#### TASK DIRECTIONS
Give back exactly the lines from the beginning of the listing below to the line holding "fig.text(200 / W, 1", both ends included; the pictures stay out.

-- DATA LINES start --

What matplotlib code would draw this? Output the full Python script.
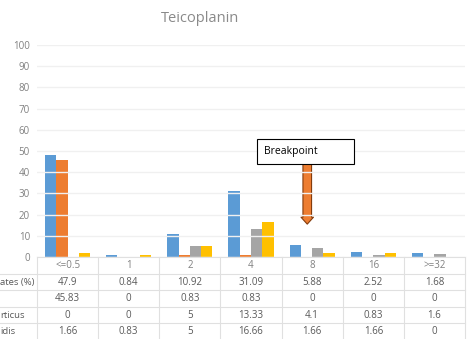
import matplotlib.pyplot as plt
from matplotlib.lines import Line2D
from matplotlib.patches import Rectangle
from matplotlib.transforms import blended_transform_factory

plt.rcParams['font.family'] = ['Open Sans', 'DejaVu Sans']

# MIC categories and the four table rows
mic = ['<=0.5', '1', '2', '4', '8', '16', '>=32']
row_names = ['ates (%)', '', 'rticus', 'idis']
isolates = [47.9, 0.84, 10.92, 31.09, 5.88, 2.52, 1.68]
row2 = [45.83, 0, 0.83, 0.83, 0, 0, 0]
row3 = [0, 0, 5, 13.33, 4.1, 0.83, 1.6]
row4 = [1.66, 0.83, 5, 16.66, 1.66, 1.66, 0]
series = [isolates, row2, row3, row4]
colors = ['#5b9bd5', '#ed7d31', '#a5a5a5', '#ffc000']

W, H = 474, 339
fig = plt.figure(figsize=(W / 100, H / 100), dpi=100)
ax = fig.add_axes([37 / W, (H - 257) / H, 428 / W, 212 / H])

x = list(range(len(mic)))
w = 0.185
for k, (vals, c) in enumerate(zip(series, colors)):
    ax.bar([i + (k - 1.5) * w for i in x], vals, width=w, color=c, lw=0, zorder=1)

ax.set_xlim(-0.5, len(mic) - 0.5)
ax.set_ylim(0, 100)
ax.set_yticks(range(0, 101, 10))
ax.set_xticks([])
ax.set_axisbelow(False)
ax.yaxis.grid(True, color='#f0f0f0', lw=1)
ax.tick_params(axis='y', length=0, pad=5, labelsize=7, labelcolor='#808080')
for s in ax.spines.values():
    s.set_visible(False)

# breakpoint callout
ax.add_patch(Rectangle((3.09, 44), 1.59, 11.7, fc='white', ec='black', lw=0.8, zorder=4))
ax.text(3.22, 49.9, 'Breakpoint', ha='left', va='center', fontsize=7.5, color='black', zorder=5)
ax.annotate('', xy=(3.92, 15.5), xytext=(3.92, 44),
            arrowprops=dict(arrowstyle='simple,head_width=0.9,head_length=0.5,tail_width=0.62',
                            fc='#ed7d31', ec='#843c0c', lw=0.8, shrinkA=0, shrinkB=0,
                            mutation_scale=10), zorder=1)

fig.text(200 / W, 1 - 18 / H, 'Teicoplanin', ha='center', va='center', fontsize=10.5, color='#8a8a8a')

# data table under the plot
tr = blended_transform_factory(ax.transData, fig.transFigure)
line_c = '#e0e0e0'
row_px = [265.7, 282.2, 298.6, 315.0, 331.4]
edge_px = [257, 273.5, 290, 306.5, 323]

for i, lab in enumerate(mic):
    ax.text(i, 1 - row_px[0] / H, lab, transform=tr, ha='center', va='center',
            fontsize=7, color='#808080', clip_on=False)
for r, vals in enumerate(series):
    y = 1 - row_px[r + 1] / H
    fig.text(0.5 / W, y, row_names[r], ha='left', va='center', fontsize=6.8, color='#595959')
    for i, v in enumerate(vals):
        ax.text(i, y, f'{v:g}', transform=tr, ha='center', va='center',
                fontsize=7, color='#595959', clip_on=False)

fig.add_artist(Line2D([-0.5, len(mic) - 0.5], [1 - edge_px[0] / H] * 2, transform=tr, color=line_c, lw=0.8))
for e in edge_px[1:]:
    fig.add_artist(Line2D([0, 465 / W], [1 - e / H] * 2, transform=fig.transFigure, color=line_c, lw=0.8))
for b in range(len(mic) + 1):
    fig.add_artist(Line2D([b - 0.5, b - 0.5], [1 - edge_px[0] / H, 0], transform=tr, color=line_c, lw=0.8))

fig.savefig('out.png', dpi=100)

-- DATA LINES end --

#### CORRECT ANSWER
What matplotlib code would draw this? Output the full Python script.
import matplotlib.pyplot as plt
from matplotlib.lines import Line2D
from matplotlib.patches import Rectangle
from matplotlib.transforms import blended_transform_factory

plt.rcParams['font.family'] = ['Open Sans', 'DejaVu Sans']

# MIC categories and the four table rows
mic = ['<=0.5', '1', '2', '4', '8', '16', '>=32']
row_names = ['ates (%)', '', 'rticus', 'idis']
isolates = [47.9, 0.84, 10.92, 31.09, 5.88, 2.52, 1.68]
row2 = [45.83, 0, 0.83, 0.83, 0, 0, 0]
row3 = [0, 0, 5, 13.33, 4.1, 0.83, 1.6]
row4 = [1.66, 0.83, 5, 16.66, 1.66, 1.66, 0]
series = [isolates, row2, row3, row4]
colors = ['#5b9bd5', '#ed7d31', '#a5a5a5', '#ffc000']

W, H = 474, 339
fig = plt.figure(figsize=(W / 100, H / 100), dpi=100)
ax = fig.add_axes([37 / W, (H - 257) / H, 428 / W, 212 / H])

x = list(range(len(mic)))
w = 0.185
for k, (vals, c) in enumerate(zip(series, colors)):
    ax.bar([i + (k - 1.5) * w for i in x], vals, width=w, color=c, lw=0, zorder=1)

ax.set_xlim(-0.5, len(mic) - 0.5)
ax.set_ylim(0, 100)
ax.set_yticks(range(0, 101, 10))
ax.set_xticks([])
ax.set_axisbelow(False)
ax.yaxis.grid(True, color='#f0f0f0', lw=1)
ax.tick_params(axis='y', length=0, pad=5, labelsize=7, labelcolor='#808080')
for s in ax.spines.values():
    s.set_visible(False)

# breakpoint callout
ax.add_patch(Rectangle((3.09, 44), 1.59, 11.7, fc='white', ec='black', lw=0.8, zorder=4))
ax.text(3.22, 49.9, 'Breakpoint', ha='left', va='center', fontsize=7.5, color='black', zorder=5)
ax.annotate('', xy=(3.92, 15.5), xytext=(3.92, 44),
            arrowprops=dict(arrowstyle='simple,head_width=0.9,head_length=0.5,tail_width=0.62',
                            fc='#ed7d31', ec='#843c0c', lw=0.8, shrinkA=0, shrinkB=0,
                            mutation_scale=10), zorder=1)

fig.text(200 / W, 1 - 18 / H, 'Teicoplanin', ha='center', va='center', fontsize=10.5, color='#8a8a8a')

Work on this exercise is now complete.